After the decision, Goetz seemed slightly intoxicated by his notoriety. He recommended that more civilians be trained to carry guns. He showed up at the funeral of a slain cabby. Every other day he seemed to give another "exclusive" interview. His soapbox preaching rebounded against him, redoubling the calls for a new investigation. Says his lawyer Barry Slotnick: "It took him out of the light of the humble, decent Bernie Goetz and made him a public figure who was pontificating on things." Information from his videotaped confession began to leak out. The man the public had proclaimed a hero had called himself a monster, and people wondered whether he might not be right.
More than six weeks after the first grand jury's decision, Morgenthau announced that on the basis of "significant new evidence" a second grand jury would be convened. The new evidence, which Morgenthau would not divulge, consisted at least in part of testimony by Ramseur and Canty, both of whom received immunity, and Flores, who has suggested that Goetz might have been looking for trouble. Goetz practically begged to testify, but he balked when Morgenthau insisted that he sign a complete waiver of immunity.
Slotnick tartly described the outcome as the result of "a very zealous presentation." Morgenthau did not deny that his office had been more aggressive the second time around. "There wasn't new evidence," he said, "until we looked for it and found it." Goetz's lawyers insist that there was no actual new evidence.

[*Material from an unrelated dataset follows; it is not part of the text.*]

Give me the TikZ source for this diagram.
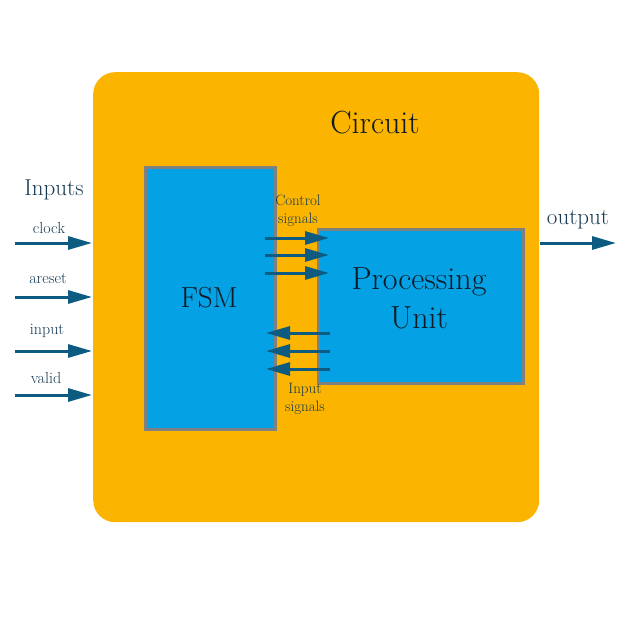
\documentclass[tikz,border=0pt]{standalone}
\usetikzlibrary{arrows.meta}
\definecolor{orangebg}{HTML}{FBB400}
\definecolor{blockblue}{HTML}{04A2E4}
\definecolor{blockedge}{HTML}{7F8080}
\definecolor{arrowcol}{HTML}{0D5B80}
\definecolor{txtcol}{HTML}{173A52}
\definecolor{darktxt}{HTML}{0F1A26}
\begin{document}
\begin{tikzpicture}[x=1pt,y=-1pt,
  circuitbox/.style={fill=orangebg,draw=none,rounded corners=22pt},
  block/.style={fill=blockblue,draw=blockedge,line width=3pt,inner sep=0pt},
  sig/.style={draw=arrowcol,line width=3pt,-{Triangle[length=24pt,width=13pt]}},
  lbl/.style={text=txtcol,inner sep=0pt,align=center},
  biglbl/.style={text=darktxt,inner sep=0pt,align=center}
]
\useasboundingbox (0,0) rectangle (640,640);
\fill[white] (0,0) rectangle (640,640);
\node[circuitbox,minimum width=446pt,minimum height=450pt,anchor=north west] (circ) at (93,72) {};
\node[block,minimum width=130pt,minimum height=262pt,anchor=north west] (fsm) at (144,166) {};
\node[block,minimum width=205pt,minimum height=154pt,anchor=north west] (pu) at (317,228) {};
\node[biglbl,font=\fontsize{32}{34}\selectfont] (circlbl) at (375,123) {Circuit};
\node[biglbl,font=\fontsize{29}{31}\selectfont] (fsmlbl) at (209,298) {FSM};
\node[biglbl,font=\fontsize{32}{39}\selectfont] (pulbl) at (419,298) {Processing\\Unit};
\node[lbl,font=\fontsize{23}{25}\selectfont] (inlbl) at (54,190) {Inputs};
\node[lbl,font=\fontsize{23}{25}\selectfont] (outlbl) at (578,220) {output};
\node[lbl,font=\fontsize{16}{17}\selectfont] (clklbl) at (49,228) {clock};
\node[lbl,font=\fontsize{16}{17}\selectfont] (arlbl) at (48,279) {areset};
\node[lbl,font=\fontsize{16}{17}\selectfont] (inplbl) at (47,331) {input};
\node[lbl,font=\fontsize{16}{17}\selectfont] (vallbl) at (46,378) {valid};
\node[lbl,font=\fontsize{15}{18}\selectfont] (ctllbl) at (298,211) {Control\\signals};
\node[lbl,font=\fontsize{15}{18}\selectfont] (isiglbl) at (305,399) {Input\\signals};
% external inputs
\coordinate (c1) at (15,243); \coordinate (c1e) at (92,243);
\coordinate (c2) at (15,297); \coordinate (c2e) at (92,297);
\coordinate (c3) at (15,351); \coordinate (c3e) at (92,351);
\coordinate (c4) at (15,395); \coordinate (c4e) at (92,395);
\draw[sig] (c1) -- (c1e);
\draw[sig] (c2) -- (c2e);
\draw[sig] (c3) -- (c3e);
\draw[sig] (c4) -- (c4e);
% output
\coordinate (o1) at (540,243); \coordinate (o2) at (616,243);
\draw[sig] (o1) -- (o2);
% control signals
\coordinate (k1) at (265,238); \coordinate (k1e) at (329,238);
\coordinate (k2) at (265,255); \coordinate (k2e) at (329,255);
\coordinate (k3) at (265,273); \coordinate (k3e) at (329,273);
\draw[sig] (k1) -- (k1e);
\draw[sig] (k2) -- (k2e);
\draw[sig] (k3) -- (k3e);
% input signals
\coordinate (s1) at (330,333); \coordinate (s1e) at (266,333);
\coordinate (s2) at (330,351); \coordinate (s2e) at (266,351);
\coordinate (s3) at (330,369); \coordinate (s3e) at (266,369);
\draw[sig] (s1) -- (s1e);
\draw[sig] (s2) -- (s2e);
\draw[sig] (s3) -- (s3e);
\end{tikzpicture}
\end{document}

Goetz was arraigned on the new charges last week. When the assistant district attorney asked that bail be raised, Slotnick told the judge, "You're looking at the best-known face in the country. He couldn't flee." The judge agreed. The date set for the first pretrial hearing is May 16. Goetz was curiously serene about it all. Said he: "It's probably the best thing. Hopefully, this will end the controversy. The story would come out one way or the other anyway."